>> BEGIN Records

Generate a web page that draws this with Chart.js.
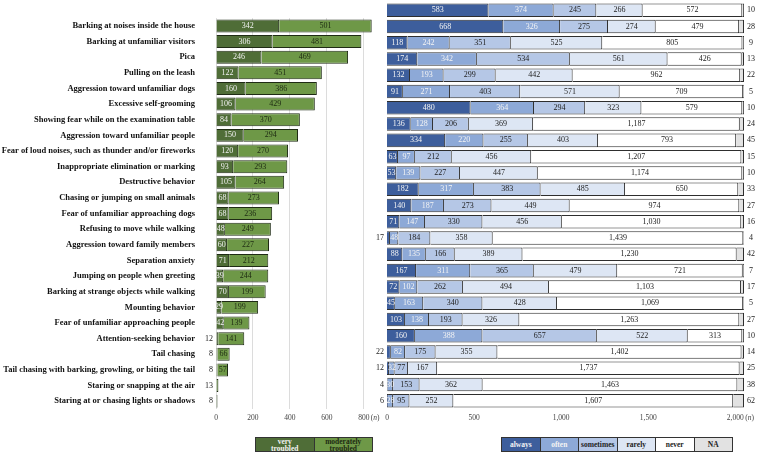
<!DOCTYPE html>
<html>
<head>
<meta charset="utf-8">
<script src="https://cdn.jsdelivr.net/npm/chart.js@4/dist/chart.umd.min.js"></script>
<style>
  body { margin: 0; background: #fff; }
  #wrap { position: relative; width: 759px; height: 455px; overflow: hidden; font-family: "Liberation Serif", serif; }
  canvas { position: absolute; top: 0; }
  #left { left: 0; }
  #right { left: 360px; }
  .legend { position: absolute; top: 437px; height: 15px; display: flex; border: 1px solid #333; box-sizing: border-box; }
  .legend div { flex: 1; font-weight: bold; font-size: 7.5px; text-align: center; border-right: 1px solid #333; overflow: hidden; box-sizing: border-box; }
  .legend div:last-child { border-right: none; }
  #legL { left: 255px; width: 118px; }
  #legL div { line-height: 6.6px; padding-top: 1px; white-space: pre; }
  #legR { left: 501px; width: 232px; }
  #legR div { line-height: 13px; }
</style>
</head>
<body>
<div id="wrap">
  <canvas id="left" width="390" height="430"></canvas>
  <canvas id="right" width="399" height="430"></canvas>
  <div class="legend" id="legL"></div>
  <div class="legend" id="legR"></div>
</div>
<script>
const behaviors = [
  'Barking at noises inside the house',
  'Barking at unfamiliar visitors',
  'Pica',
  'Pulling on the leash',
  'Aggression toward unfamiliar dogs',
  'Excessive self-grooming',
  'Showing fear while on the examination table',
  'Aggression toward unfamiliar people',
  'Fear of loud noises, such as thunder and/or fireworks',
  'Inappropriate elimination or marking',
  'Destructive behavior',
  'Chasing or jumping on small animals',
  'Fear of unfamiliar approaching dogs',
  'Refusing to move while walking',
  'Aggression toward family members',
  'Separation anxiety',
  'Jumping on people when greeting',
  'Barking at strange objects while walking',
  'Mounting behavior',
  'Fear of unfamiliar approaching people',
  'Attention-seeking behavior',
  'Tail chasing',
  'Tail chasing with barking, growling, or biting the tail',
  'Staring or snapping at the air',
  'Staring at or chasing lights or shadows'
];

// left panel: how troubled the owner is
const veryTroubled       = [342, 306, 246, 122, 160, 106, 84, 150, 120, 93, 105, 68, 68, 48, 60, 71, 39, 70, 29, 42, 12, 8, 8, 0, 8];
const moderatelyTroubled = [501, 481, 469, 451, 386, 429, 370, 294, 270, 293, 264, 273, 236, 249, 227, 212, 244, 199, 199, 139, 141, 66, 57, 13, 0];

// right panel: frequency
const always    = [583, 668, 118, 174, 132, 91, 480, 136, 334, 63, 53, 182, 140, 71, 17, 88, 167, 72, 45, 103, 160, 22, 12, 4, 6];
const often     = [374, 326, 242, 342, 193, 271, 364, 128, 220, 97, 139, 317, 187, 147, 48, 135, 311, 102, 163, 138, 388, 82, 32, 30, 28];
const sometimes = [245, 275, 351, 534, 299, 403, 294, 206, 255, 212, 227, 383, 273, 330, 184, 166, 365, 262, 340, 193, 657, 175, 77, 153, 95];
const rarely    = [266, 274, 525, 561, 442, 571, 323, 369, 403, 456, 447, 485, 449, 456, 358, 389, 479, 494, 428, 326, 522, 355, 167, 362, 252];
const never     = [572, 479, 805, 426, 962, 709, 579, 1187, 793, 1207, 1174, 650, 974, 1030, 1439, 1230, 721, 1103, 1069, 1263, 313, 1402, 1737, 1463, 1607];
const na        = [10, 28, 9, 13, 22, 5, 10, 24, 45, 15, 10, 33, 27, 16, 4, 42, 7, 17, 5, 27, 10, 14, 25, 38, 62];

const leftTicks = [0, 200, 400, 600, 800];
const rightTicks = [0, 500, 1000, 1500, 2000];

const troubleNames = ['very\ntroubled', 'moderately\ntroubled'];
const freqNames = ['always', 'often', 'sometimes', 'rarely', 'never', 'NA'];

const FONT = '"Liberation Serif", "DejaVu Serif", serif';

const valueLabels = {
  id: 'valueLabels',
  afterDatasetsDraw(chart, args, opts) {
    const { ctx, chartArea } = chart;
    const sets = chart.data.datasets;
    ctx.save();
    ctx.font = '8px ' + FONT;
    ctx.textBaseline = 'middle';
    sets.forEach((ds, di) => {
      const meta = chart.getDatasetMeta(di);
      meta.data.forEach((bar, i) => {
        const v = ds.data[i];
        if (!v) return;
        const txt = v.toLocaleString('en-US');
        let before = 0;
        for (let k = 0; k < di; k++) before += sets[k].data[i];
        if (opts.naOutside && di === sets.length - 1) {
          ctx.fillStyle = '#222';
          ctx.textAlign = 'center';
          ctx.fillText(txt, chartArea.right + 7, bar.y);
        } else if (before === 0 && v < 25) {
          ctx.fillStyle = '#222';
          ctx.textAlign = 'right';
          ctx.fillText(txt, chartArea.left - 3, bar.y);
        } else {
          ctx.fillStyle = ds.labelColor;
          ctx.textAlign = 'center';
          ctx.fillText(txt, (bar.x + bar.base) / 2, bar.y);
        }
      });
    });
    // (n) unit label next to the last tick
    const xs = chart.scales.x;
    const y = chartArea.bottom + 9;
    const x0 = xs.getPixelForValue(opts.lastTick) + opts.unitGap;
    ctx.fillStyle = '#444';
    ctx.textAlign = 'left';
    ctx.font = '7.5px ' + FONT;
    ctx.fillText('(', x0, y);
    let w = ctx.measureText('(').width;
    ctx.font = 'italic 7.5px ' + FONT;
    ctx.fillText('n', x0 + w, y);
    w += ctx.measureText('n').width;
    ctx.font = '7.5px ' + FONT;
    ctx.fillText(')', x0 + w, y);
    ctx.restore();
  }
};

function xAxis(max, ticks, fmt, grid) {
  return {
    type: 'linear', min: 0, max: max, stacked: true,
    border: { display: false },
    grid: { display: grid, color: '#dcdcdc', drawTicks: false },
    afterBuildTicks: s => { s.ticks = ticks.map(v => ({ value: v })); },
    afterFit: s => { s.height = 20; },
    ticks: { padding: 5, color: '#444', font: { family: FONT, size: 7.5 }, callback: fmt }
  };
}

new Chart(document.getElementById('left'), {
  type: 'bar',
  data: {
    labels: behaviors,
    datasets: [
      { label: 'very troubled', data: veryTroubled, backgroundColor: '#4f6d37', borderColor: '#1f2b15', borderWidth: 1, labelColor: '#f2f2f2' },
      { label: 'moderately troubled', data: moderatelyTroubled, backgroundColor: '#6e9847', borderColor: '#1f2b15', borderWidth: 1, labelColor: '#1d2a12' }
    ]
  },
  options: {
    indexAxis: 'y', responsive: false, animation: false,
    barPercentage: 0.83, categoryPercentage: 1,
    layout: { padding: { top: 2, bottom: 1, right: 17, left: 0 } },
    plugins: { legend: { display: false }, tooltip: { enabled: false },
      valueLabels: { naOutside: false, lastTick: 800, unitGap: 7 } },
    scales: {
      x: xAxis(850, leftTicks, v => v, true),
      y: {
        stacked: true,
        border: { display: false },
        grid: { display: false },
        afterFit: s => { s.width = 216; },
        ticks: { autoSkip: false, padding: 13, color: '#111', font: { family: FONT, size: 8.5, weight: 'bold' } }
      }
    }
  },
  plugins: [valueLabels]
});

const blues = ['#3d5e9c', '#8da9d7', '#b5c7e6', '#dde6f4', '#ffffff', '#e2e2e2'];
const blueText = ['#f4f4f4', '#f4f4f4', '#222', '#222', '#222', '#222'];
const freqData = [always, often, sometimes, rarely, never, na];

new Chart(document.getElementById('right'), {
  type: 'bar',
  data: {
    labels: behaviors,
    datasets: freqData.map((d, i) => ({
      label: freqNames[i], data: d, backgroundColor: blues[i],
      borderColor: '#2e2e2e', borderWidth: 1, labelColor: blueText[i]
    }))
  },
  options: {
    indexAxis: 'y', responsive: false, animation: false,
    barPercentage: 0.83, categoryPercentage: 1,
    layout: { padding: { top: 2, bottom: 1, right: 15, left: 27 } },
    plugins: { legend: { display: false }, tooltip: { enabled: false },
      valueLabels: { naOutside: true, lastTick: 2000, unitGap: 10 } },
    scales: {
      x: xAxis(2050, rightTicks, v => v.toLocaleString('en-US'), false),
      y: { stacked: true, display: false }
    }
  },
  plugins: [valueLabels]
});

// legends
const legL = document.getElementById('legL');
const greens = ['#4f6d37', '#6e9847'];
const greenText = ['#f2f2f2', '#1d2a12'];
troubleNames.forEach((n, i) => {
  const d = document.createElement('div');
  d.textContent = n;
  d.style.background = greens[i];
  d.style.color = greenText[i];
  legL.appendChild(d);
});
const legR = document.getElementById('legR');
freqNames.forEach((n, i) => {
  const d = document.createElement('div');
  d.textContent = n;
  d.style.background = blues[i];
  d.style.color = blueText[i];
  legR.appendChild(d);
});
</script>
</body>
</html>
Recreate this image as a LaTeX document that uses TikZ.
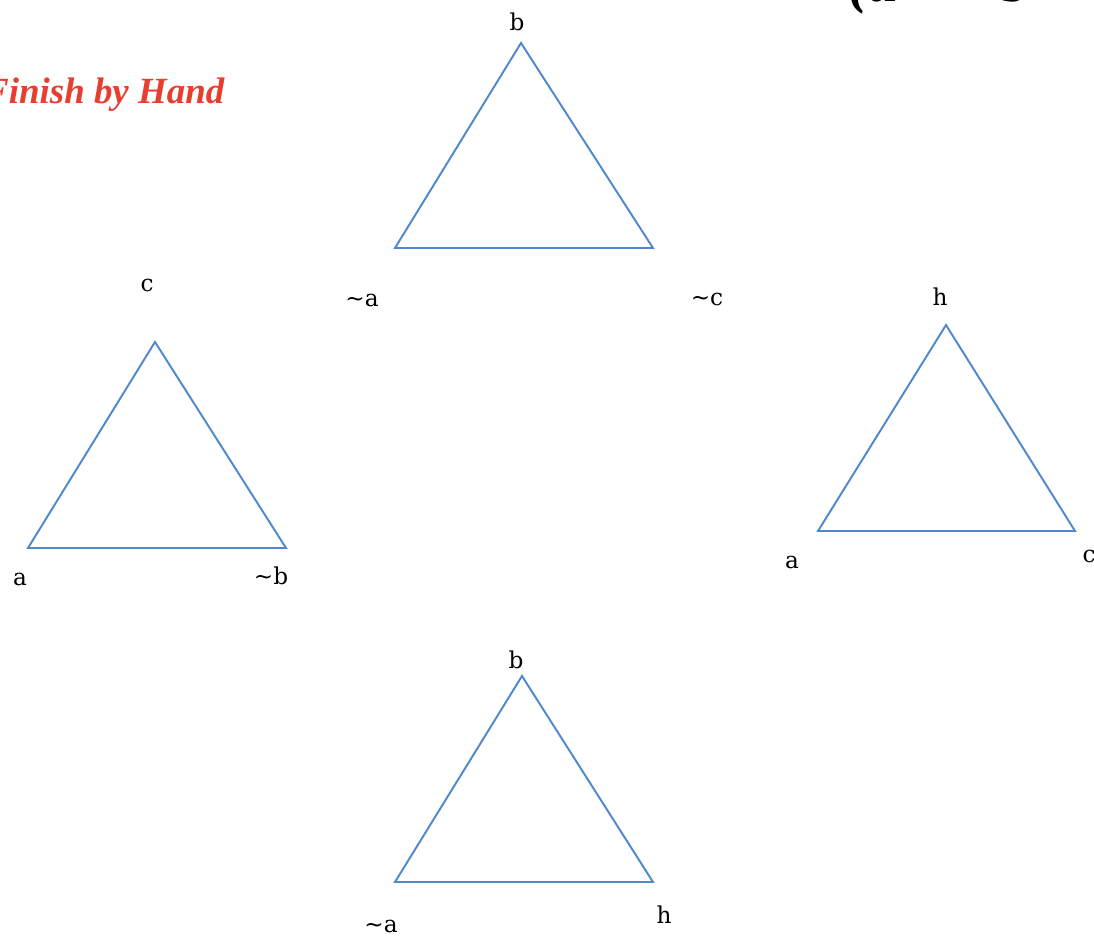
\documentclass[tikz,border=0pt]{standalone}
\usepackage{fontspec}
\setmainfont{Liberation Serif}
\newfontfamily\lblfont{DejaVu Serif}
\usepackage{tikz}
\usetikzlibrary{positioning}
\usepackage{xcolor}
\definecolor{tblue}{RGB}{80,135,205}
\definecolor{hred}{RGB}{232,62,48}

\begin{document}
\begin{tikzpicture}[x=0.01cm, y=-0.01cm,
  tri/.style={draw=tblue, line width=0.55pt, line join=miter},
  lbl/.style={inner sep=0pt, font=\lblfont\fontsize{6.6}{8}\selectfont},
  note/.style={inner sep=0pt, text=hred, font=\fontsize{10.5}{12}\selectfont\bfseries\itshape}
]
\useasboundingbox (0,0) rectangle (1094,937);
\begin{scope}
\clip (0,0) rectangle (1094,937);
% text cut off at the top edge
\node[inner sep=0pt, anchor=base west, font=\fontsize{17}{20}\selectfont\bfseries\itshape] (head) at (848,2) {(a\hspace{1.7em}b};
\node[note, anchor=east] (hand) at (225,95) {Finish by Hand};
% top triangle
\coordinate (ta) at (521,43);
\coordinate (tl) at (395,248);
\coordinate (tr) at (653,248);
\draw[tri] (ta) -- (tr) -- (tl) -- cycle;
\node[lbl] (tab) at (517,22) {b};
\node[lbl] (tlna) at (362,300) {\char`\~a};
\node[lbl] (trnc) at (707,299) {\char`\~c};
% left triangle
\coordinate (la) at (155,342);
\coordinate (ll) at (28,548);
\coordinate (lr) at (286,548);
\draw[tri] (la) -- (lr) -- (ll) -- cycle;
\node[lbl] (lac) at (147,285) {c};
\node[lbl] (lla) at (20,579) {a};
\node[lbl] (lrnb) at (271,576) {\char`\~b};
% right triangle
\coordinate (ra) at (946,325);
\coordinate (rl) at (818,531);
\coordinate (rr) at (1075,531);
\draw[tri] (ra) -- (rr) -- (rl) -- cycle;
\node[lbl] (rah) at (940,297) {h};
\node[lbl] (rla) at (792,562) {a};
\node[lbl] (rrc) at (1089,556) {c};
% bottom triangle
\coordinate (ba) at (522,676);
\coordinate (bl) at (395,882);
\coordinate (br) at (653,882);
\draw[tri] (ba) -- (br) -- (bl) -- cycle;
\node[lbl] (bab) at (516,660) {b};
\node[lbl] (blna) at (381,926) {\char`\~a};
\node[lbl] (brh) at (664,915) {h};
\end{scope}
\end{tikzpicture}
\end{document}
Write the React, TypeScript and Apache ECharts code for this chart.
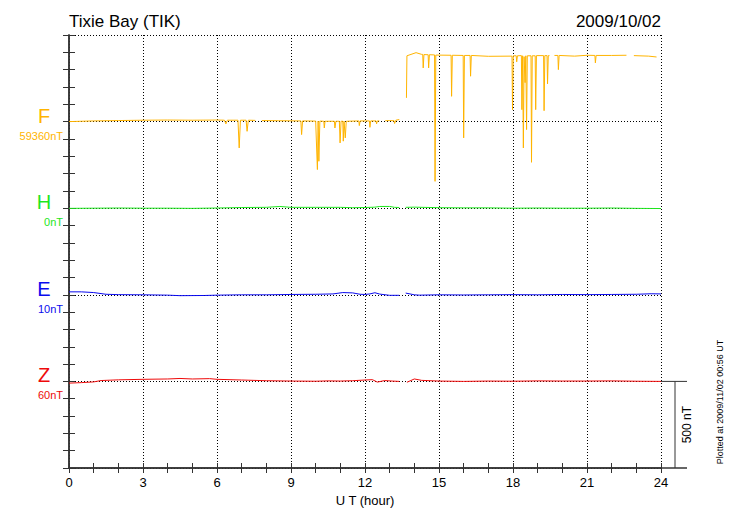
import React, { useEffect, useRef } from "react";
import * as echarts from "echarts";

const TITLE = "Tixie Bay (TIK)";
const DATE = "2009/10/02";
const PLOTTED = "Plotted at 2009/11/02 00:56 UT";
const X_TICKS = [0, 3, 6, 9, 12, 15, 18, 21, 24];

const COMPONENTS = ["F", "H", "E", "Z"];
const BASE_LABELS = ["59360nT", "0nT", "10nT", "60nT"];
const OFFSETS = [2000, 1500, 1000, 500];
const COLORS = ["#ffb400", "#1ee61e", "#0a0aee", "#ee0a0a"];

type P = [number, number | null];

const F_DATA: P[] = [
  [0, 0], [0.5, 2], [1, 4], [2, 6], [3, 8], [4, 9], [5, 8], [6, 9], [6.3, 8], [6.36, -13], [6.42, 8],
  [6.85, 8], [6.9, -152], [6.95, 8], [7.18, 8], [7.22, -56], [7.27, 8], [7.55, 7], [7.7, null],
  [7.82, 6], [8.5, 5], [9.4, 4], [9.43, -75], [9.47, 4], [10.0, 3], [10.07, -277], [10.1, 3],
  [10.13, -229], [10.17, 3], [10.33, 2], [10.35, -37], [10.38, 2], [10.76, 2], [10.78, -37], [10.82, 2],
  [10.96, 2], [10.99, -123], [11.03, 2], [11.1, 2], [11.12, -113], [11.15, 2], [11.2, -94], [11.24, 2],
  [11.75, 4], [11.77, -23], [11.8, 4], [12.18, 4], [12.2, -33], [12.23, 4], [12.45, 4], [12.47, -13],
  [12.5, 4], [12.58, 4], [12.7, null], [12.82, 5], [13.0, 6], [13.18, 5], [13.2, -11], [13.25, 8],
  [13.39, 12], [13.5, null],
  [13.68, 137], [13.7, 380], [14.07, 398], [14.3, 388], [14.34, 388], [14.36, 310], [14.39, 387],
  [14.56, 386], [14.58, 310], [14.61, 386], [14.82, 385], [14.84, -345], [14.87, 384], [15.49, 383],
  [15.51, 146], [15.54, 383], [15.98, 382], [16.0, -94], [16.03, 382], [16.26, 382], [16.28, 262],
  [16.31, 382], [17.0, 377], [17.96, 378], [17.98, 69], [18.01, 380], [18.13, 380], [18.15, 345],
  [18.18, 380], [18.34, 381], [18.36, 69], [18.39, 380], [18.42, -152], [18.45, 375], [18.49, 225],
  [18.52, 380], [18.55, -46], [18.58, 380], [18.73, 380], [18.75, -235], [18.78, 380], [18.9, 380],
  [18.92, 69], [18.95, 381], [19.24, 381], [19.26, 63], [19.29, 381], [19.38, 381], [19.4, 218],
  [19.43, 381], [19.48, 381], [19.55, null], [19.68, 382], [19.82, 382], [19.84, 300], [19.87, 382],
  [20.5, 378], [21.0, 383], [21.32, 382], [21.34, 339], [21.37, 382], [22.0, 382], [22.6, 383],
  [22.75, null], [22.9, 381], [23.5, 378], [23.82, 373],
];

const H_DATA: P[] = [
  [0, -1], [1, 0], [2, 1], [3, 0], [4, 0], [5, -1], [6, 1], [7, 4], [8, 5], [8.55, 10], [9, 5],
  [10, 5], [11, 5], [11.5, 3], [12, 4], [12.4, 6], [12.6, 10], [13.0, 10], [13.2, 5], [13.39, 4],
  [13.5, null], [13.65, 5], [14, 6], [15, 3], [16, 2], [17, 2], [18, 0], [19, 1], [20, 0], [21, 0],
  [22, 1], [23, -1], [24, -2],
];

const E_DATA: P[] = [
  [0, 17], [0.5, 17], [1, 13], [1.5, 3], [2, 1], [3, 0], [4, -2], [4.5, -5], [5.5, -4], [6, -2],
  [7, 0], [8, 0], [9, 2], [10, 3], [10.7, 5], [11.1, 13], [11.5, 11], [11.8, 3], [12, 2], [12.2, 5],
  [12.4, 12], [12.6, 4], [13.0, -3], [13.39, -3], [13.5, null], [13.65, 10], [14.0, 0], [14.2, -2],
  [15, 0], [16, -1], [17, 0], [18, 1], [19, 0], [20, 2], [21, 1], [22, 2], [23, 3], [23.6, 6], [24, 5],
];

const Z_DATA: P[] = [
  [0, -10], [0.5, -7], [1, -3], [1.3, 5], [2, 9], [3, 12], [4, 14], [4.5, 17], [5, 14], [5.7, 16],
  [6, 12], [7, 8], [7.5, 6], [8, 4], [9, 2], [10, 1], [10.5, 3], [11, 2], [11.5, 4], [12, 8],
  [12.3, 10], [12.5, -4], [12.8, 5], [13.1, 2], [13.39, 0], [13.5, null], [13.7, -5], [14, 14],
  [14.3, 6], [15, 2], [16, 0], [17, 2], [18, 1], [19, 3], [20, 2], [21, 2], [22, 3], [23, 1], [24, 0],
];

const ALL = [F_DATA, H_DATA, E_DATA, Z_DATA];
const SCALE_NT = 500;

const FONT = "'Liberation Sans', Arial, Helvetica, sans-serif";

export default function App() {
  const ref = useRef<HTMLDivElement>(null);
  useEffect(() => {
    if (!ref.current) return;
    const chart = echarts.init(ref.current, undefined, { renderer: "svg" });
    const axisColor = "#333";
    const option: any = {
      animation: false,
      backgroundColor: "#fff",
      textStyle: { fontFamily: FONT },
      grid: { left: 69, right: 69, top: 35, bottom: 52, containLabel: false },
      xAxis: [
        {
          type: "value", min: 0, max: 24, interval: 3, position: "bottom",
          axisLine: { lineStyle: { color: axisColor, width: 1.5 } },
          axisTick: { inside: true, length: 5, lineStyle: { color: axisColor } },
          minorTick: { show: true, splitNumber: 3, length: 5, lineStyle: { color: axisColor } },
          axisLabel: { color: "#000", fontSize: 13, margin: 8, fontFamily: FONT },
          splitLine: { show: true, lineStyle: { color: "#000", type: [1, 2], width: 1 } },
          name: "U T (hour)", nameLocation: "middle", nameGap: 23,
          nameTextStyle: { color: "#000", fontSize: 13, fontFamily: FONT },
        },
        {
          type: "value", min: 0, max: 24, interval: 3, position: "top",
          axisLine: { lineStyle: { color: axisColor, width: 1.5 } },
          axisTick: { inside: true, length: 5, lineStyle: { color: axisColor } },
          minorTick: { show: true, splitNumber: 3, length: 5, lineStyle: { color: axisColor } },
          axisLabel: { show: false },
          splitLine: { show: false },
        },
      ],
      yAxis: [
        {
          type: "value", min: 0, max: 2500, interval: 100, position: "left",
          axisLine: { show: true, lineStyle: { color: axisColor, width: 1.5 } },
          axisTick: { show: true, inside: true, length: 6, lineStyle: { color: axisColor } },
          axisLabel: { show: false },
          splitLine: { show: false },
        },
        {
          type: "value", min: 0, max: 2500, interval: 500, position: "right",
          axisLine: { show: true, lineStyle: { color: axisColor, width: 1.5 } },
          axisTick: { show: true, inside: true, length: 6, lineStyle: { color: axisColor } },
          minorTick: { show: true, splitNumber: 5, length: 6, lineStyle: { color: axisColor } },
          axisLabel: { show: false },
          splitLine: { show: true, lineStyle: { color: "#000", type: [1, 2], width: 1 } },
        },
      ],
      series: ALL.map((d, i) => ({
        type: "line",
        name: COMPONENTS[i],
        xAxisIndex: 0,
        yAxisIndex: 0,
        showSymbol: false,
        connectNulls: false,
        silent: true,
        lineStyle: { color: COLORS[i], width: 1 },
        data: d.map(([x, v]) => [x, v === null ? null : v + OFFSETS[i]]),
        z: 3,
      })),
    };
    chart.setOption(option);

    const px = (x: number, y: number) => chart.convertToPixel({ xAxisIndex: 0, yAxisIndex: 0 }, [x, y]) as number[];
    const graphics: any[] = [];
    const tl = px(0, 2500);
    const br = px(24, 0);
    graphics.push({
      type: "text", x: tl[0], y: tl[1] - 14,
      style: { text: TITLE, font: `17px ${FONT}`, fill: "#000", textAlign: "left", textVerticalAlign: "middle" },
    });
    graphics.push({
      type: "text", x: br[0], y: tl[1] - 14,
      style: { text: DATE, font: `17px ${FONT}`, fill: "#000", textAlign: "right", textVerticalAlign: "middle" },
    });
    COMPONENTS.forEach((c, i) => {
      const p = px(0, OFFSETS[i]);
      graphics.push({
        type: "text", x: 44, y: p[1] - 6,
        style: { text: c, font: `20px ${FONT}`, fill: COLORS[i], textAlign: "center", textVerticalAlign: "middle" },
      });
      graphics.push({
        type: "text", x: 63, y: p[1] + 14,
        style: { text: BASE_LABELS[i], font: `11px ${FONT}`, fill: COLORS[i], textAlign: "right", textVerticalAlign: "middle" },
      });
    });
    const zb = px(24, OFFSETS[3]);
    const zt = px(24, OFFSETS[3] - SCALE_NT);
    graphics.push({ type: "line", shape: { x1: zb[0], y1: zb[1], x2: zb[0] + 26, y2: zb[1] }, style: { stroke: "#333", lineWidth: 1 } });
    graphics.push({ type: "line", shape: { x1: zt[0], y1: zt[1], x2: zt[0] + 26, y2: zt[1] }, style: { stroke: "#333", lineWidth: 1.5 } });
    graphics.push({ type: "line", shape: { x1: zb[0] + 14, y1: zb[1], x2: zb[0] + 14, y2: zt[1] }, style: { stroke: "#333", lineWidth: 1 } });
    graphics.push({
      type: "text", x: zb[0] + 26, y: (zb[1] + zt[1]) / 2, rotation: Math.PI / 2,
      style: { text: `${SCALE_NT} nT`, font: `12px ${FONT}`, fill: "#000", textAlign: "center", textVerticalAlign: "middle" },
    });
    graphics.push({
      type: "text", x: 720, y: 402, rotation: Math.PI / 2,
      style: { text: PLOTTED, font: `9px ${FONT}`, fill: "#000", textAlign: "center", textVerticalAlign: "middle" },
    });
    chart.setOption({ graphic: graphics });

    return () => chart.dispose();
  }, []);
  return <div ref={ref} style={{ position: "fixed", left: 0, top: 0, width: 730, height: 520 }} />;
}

>> END Records

▶ **Prompt**:
Among the entries above, locate the line with "Write the React, TypeScript" and the line with "type P = [number, number | null];". Give those two lines and all lines between them again, exactly, leaving out the pictures.

▶ **Worked answer**:
Write the React, TypeScript and Apache ECharts code for this chart.
import React, { useEffect, useRef } from "react";
import * as echarts from "echarts";

const TITLE = "Tixie Bay (TIK)";
const DATE = "2009/10/02";
const PLOTTED = "Plotted at 2009/11/02 00:56 UT";
const X_TICKS = [0, 3, 6, 9, 12, 15, 18, 21, 24];

const COMPONENTS = ["F", "H", "E", "Z"];
const BASE_LABELS = ["59360nT", "0nT", "10nT", "60nT"];
const OFFSETS = [2000, 1500, 1000, 500];
const COLORS = ["#ffb400", "#1ee61e", "#0a0aee", "#ee0a0a"];

type P = [number, number | null];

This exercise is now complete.